To calculate the size in pixels of a human face in an image when the individual is at a distance from the camera, let us consider the relationship between the focal length in an optical system DF58, the distance from the object to the sensor itself d and the size of the sensor. In addition, the form factor of the captured image is considered to maintain the aspect ratio of the image. As a result, the distance can be calculated as:
$$\begin{aligned} d=\frac{D F \cdot H_R \cdot H_V}{H_P \cdot H_S} \end{aligned}$$
(3)
In (3) DF is the focal length in mm, \(H_R\) is the actual height of the object (that is, the human face), \(H_V\) is the vertical height in pixels of the image, \(H_P\) is the height in pixels that the object should have at distance d and \(H_S\) is the physical height of the sensor in mm. See Fig. 3 for a graphical interpretation of Equation (3). An approximate size of 216 mm has been given to \(H_R\), since previous works stated that this value can be considered as the average head size for an adult person59,60.
As a result, this approach allows us to synthetically expand the samples in a dataset to perform a study of which sensors behave better at certain distances from an object (face, in this case) recognition scheme. Some previous studies61,62 have shown that when working with synthetically created low-resolution images, the results can be slightly better than when using real low-resolution images.
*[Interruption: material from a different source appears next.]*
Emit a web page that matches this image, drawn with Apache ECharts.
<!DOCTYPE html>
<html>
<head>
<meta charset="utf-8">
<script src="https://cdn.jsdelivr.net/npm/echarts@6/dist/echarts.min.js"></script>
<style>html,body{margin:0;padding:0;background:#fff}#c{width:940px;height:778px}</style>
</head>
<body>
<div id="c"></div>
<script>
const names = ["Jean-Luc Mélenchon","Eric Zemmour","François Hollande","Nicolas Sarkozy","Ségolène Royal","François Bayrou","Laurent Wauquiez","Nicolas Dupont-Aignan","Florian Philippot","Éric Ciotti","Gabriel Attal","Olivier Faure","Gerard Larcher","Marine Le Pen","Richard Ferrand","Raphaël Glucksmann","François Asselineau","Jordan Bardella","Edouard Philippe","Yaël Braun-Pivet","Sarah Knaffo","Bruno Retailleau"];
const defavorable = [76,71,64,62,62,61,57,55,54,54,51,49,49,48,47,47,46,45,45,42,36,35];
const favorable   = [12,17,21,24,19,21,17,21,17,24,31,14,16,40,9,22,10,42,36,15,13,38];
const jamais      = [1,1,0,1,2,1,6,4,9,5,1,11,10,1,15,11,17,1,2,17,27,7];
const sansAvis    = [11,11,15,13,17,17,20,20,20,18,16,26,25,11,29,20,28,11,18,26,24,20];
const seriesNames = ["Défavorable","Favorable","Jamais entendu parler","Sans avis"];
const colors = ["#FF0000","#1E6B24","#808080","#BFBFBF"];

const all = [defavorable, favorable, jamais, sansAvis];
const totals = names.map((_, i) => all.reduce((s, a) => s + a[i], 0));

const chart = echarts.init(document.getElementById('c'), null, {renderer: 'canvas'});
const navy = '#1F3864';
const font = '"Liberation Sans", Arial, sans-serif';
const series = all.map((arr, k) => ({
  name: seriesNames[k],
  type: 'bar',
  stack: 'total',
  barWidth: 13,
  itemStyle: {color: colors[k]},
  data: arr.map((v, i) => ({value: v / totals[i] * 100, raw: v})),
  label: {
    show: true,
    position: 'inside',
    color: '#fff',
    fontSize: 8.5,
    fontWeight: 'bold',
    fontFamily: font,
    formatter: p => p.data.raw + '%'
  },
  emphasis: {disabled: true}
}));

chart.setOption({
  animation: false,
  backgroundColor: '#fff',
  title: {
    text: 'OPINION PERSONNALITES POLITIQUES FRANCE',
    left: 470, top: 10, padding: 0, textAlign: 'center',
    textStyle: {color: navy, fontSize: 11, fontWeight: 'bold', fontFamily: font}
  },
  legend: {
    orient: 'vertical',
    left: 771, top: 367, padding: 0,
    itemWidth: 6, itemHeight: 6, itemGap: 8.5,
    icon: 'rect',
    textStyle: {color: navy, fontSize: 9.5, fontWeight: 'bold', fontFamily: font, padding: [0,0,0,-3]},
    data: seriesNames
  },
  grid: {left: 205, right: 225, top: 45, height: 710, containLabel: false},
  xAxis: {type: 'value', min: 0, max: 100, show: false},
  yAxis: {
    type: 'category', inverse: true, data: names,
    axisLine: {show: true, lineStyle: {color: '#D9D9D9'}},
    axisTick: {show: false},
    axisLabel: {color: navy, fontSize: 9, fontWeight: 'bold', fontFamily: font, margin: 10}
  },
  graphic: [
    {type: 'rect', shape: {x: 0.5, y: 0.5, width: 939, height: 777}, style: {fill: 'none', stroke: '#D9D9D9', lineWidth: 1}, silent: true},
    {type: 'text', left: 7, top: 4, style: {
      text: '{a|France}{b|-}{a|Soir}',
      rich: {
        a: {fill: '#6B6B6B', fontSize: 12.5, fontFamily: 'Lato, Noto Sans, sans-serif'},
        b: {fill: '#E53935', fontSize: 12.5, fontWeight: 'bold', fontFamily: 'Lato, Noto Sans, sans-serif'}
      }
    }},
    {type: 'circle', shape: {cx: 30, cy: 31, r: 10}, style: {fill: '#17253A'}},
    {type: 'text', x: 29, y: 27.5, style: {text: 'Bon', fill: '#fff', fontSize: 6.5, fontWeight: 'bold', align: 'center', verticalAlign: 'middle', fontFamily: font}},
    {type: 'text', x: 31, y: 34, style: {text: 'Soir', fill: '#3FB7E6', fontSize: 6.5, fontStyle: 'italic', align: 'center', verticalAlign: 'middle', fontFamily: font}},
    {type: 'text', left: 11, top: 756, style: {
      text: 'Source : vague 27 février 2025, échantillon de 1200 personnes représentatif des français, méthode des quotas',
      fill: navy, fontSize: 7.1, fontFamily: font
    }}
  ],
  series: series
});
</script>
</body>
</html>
This small improvement in the recognition accuracy is considered acceptable, mainly due to the fact that (i) there is no dataset to address the problem presented in this article and (ii) regardless of the sensor used, this improvement acts as an offset on the sensors, as shown in previous works. Consequently, the results obtained in the next section are valid and can be extended to real datasets with slight changes in the accuracy results.